## Requirement
Leave out the pictures and retype only the lines from the opening line to the line that holds "3.0, 4.07, 5.47];", both ends included.

## Dataset content
----

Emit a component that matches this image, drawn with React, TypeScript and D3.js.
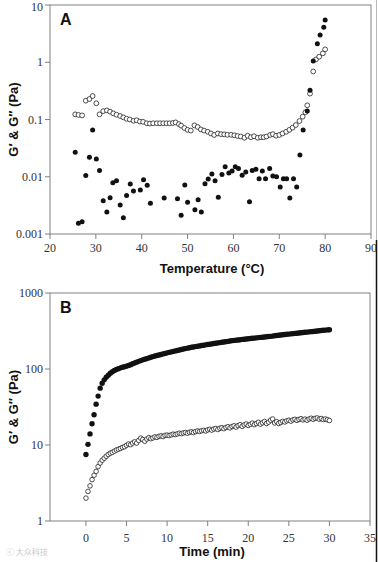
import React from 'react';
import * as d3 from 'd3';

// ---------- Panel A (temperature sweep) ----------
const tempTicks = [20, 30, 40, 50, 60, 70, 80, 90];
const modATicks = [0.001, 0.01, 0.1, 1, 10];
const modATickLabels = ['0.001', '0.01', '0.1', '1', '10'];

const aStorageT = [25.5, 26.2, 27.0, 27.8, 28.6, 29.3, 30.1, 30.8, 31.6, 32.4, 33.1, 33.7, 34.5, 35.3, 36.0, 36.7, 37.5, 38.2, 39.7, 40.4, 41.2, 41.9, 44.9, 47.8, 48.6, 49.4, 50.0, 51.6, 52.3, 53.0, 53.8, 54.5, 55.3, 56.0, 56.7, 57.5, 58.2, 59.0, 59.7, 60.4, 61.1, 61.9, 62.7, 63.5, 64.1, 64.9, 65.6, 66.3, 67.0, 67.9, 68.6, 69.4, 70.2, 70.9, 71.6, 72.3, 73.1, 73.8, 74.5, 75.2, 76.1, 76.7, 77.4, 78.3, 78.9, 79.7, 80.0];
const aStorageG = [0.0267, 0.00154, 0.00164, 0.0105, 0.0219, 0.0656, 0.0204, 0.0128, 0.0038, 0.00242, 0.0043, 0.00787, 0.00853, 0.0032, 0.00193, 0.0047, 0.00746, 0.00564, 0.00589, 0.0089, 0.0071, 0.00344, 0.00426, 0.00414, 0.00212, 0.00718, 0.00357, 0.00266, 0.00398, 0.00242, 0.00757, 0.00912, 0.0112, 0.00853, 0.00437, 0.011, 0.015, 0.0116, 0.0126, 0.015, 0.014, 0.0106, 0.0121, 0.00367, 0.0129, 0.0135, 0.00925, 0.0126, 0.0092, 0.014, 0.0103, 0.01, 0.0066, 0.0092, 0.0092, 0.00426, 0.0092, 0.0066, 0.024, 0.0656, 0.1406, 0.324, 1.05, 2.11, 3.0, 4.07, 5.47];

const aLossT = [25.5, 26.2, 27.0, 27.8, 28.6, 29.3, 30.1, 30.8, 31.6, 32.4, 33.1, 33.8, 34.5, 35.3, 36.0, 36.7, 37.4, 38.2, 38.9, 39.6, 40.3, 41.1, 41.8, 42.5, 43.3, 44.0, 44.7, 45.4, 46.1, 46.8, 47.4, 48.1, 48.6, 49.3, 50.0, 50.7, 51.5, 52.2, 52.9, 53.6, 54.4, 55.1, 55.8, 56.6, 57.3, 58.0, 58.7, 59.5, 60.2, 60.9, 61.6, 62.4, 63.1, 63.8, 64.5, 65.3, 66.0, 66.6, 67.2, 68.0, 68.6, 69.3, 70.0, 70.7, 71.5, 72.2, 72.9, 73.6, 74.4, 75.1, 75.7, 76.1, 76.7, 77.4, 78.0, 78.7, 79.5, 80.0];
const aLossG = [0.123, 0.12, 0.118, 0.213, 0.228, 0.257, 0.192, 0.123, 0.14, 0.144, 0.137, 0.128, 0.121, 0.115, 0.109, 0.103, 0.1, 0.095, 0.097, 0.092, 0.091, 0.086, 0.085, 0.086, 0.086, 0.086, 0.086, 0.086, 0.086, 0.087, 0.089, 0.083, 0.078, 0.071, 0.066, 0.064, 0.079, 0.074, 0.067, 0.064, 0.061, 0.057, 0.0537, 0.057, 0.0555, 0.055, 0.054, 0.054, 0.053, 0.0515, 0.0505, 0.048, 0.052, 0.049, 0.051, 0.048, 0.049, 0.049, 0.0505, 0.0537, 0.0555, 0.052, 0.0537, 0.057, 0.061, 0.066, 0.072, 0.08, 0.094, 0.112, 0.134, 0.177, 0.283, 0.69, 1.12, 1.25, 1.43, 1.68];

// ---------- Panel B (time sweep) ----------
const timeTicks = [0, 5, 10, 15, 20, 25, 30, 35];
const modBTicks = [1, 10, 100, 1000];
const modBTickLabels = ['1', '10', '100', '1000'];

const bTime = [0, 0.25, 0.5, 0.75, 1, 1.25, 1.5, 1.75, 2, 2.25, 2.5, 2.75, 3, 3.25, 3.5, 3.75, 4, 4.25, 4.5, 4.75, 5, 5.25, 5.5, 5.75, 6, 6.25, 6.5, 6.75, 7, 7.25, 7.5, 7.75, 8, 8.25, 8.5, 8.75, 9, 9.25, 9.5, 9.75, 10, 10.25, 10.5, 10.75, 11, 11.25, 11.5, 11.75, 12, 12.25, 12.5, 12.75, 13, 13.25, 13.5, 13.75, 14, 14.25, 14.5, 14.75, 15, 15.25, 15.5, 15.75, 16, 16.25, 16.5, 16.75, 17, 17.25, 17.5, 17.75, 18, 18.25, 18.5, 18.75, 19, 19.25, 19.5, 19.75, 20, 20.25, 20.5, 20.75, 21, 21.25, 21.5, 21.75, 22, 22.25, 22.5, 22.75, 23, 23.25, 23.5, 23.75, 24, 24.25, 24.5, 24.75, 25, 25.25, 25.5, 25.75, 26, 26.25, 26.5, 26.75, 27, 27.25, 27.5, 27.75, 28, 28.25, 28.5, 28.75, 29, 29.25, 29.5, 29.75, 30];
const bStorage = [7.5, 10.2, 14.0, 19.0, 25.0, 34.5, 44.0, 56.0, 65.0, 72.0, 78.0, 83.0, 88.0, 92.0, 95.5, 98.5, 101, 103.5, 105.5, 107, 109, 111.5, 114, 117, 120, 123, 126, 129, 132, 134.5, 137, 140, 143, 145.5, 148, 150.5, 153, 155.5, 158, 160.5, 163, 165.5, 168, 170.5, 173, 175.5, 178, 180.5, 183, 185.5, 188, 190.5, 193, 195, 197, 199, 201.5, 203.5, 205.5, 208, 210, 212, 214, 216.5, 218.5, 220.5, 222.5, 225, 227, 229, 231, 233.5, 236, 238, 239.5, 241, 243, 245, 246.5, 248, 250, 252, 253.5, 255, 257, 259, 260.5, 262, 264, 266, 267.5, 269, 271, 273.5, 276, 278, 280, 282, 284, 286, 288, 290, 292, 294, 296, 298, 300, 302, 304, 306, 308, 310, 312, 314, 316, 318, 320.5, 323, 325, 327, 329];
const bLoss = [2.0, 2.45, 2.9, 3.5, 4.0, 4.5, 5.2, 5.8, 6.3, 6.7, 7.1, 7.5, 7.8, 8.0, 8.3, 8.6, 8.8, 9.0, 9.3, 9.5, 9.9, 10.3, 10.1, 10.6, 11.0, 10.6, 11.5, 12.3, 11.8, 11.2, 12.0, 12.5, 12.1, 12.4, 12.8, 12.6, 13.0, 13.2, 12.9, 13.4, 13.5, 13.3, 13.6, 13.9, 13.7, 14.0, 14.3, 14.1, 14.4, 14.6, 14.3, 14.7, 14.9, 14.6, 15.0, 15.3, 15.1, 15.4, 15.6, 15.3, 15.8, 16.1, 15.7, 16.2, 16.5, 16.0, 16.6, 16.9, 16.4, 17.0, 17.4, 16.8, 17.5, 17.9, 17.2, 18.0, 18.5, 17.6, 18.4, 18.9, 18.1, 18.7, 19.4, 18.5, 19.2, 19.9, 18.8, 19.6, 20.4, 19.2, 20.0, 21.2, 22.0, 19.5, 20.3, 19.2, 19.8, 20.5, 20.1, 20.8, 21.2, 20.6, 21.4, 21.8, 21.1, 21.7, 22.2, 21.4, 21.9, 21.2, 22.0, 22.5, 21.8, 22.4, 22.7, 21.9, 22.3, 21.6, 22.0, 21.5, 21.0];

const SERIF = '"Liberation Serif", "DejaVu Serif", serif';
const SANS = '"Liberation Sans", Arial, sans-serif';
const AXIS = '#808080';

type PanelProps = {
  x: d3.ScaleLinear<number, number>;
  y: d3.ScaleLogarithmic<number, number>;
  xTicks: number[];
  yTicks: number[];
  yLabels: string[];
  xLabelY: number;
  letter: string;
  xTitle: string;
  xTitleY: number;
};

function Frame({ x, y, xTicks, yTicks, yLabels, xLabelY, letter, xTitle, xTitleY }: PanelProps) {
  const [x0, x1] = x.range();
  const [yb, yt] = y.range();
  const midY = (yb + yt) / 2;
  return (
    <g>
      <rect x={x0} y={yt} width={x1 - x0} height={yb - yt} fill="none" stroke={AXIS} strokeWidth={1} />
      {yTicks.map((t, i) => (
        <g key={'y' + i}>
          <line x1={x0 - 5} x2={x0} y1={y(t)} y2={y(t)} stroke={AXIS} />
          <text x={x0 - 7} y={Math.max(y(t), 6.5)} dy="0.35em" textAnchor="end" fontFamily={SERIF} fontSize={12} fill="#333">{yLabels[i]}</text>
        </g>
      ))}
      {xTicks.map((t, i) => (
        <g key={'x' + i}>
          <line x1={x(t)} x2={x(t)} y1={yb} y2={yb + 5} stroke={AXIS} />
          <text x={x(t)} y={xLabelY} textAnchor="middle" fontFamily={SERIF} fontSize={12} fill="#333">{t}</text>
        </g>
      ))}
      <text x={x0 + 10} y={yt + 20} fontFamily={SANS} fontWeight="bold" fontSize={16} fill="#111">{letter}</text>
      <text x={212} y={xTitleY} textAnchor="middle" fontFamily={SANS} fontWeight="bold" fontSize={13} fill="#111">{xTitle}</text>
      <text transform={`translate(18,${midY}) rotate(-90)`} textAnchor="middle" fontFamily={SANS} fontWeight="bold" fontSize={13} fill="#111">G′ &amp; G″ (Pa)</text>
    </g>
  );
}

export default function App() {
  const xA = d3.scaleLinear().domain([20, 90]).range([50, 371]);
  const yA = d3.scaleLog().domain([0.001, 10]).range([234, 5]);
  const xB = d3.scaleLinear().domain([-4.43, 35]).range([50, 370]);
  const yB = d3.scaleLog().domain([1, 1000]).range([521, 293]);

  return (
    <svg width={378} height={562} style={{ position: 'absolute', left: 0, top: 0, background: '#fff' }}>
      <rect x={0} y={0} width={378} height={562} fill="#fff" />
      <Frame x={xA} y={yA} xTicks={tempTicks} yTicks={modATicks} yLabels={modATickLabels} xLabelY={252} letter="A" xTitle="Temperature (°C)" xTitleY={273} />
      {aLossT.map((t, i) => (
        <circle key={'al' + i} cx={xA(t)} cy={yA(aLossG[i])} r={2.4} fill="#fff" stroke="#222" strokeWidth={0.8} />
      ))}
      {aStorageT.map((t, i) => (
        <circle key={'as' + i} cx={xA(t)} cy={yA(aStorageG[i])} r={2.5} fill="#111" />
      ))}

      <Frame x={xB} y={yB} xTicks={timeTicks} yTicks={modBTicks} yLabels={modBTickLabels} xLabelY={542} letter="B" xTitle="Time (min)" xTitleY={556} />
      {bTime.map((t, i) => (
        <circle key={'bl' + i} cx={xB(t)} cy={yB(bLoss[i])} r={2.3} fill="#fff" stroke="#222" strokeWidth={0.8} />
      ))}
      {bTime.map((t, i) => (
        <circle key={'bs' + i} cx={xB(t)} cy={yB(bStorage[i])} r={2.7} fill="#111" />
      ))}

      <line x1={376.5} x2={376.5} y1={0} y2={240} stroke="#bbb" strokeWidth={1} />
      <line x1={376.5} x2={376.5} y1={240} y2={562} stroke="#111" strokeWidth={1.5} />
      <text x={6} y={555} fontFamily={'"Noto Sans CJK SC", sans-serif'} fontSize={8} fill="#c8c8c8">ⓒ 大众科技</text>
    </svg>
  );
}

----

## In response
Emit a component that matches this image, drawn with React, TypeScript and D3.js.
import React from 'react';
import * as d3 from 'd3';

// ---------- Panel A (temperature sweep) ----------
const tempTicks = [20, 30, 40, 50, 60, 70, 80, 90];
const modATicks = [0.001, 0.01, 0.1, 1, 10];
const modATickLabels = ['0.001', '0.01', '0.1', '1', '10'];

const aStorageT = [25.5, 26.2, 27.0, 27.8, 28.6, 29.3, 30.1, 30.8, 31.6, 32.4, 33.1, 33.7, 34.5, 35.3, 36.0, 36.7, 37.5, 38.2, 39.7, 40.4, 41.2, 41.9, 44.9, 47.8, 48.6, 49.4, 50.0, 51.6, 52.3, 53.0, 53.8, 54.5, 55.3, 56.0, 56.7, 57.5, 58.2, 59.0, 59.7, 60.4, 61.1, 61.9, 62.7, 63.5, 64.1, 64.9, 65.6, 66.3, 67.0, 67.9, 68.6, 69.4, 70.2, 70.9, 71.6, 72.3, 73.1, 73.8, 74.5, 75.2, 76.1, 76.7, 77.4, 78.3, 78.9, 79.7, 80.0];
const aStorageG = [0.0267, 0.00154, 0.00164, 0.0105, 0.0219, 0.0656, 0.0204, 0.0128, 0.0038, 0.00242, 0.0043, 0.00787, 0.00853, 0.0032, 0.00193, 0.0047, 0.00746, 0.00564, 0.00589, 0.0089, 0.0071, 0.00344, 0.00426, 0.00414, 0.00212, 0.00718, 0.00357, 0.00266, 0.00398, 0.00242, 0.00757, 0.00912, 0.0112, 0.00853, 0.00437, 0.011, 0.015, 0.0116, 0.0126, 0.015, 0.014, 0.0106, 0.0121, 0.00367, 0.0129, 0.0135, 0.00925, 0.0126, 0.0092, 0.014, 0.0103, 0.01, 0.0066, 0.0092, 0.0092, 0.00426, 0.0092, 0.0066, 0.024, 0.0656, 0.1406, 0.324, 1.05, 2.11, 3.0, 4.07, 5.47];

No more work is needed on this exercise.